→ **MATERIAL PROVIDED**:
- - -

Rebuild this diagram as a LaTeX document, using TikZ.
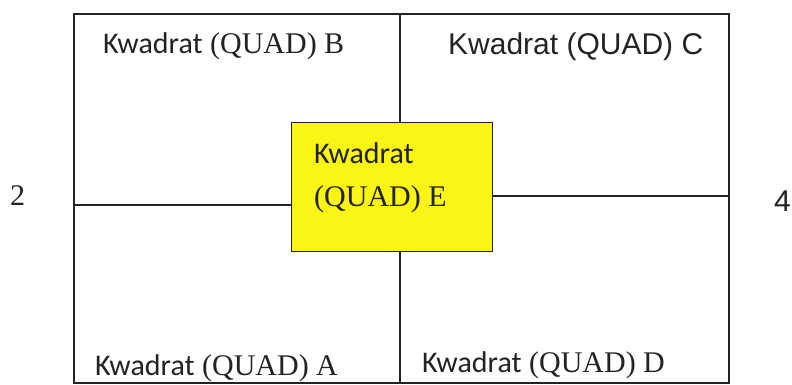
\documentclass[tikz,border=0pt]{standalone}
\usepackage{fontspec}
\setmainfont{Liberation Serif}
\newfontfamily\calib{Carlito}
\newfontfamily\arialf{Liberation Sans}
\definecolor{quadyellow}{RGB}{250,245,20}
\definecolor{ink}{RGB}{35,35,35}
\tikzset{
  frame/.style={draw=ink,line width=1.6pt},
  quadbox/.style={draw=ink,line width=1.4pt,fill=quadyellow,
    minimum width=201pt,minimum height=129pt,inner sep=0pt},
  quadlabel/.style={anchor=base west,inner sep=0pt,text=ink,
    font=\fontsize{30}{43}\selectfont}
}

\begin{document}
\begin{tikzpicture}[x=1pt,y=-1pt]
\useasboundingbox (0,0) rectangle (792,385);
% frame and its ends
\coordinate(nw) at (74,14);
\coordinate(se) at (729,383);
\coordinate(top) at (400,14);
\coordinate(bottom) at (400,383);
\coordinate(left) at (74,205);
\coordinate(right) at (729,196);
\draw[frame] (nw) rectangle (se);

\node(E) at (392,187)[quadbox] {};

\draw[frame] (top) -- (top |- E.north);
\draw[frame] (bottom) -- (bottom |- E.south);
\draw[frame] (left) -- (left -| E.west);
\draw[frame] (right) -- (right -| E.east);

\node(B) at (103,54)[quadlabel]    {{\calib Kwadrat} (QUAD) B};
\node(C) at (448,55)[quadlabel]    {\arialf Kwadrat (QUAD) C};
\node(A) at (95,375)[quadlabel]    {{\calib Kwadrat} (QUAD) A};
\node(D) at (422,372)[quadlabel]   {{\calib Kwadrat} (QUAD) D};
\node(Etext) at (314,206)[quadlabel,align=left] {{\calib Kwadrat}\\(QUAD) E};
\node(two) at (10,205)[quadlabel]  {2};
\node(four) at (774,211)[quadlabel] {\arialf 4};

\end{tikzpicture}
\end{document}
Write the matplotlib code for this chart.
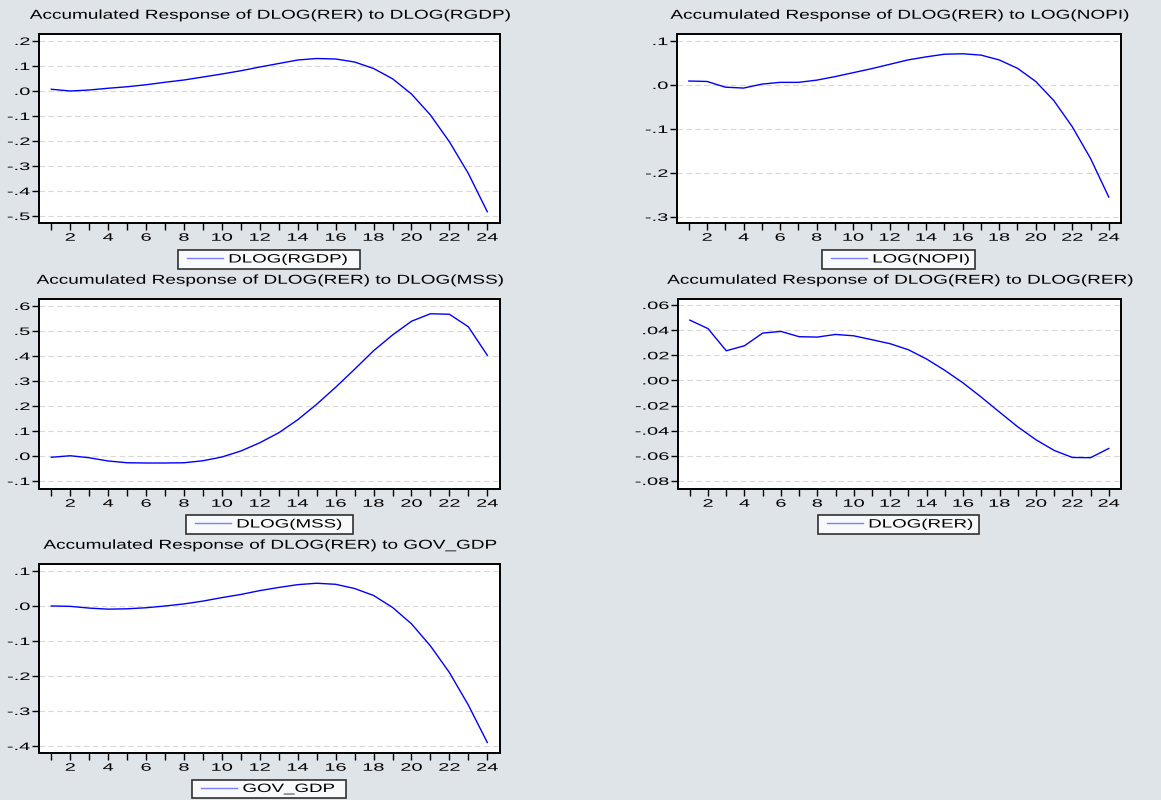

- - -

→ **OBJECTIVE**: Exclude the pictures, and transcribe all of the material exactly.

→ **TASK RESPONSE**:
Rebuild this diagram as a LaTeX document, using TikZ.
\documentclass[tikz,border=0pt]{standalone}
\usepackage{fontspec}
\setmainfont{Liberation Serif}
\newfontfamily\calib{Carlito}
\newfontfamily\arialf{Liberation Sans}
\definecolor{quadyellow}{RGB}{250,245,20}
\definecolor{ink}{RGB}{35,35,35}
\tikzset{
  frame/.style={draw=ink,line width=1.6pt},
  quadbox/.style={draw=ink,line width=1.4pt,fill=quadyellow,
    minimum width=201pt,minimum height=129pt,inner sep=0pt},
  quadlabel/.style={anchor=base west,inner sep=0pt,text=ink,
    font=\fontsize{30}{43}\selectfont}
}

\begin{document}
\begin{tikzpicture}[x=1pt,y=-1pt]
\useasboundingbox (0,0) rectangle (792,385);
% frame and its ends
\coordinate(nw) at (74,14);
\coordinate(se) at (729,383);
\coordinate(top) at (400,14);
\coordinate(bottom) at (400,383);
\coordinate(left) at (74,205);
\coordinate(right) at (729,196);
\draw[frame] (nw) rectangle (se);

\node(E) at (392,187)[quadbox] {};

\draw[frame] (top) -- (top |- E.north);
\draw[frame] (bottom) -- (bottom |- E.south);
\draw[frame] (left) -- (left -| E.west);
\draw[frame] (right) -- (right -| E.east);

\node(B) at (103,54)[quadlabel]    {{\calib Kwadrat} (QUAD) B};
\node(C) at (448,55)[quadlabel]    {\arialf Kwadrat (QUAD) C};
\node(A) at (95,375)[quadlabel]    {{\calib Kwadrat} (QUAD) A};
\node(D) at (422,372)[quadlabel]   {{\calib Kwadrat} (QUAD) D};
\node(Etext) at (314,206)[quadlabel,align=left] {{\calib Kwadrat}\\(QUAD) E};
\node(two) at (10,205)[quadlabel]  {2};
\node(four) at (774,211)[quadlabel] {\arialf 4};

\end{tikzpicture}
\end{document}
Write the matplotlib code for this chart.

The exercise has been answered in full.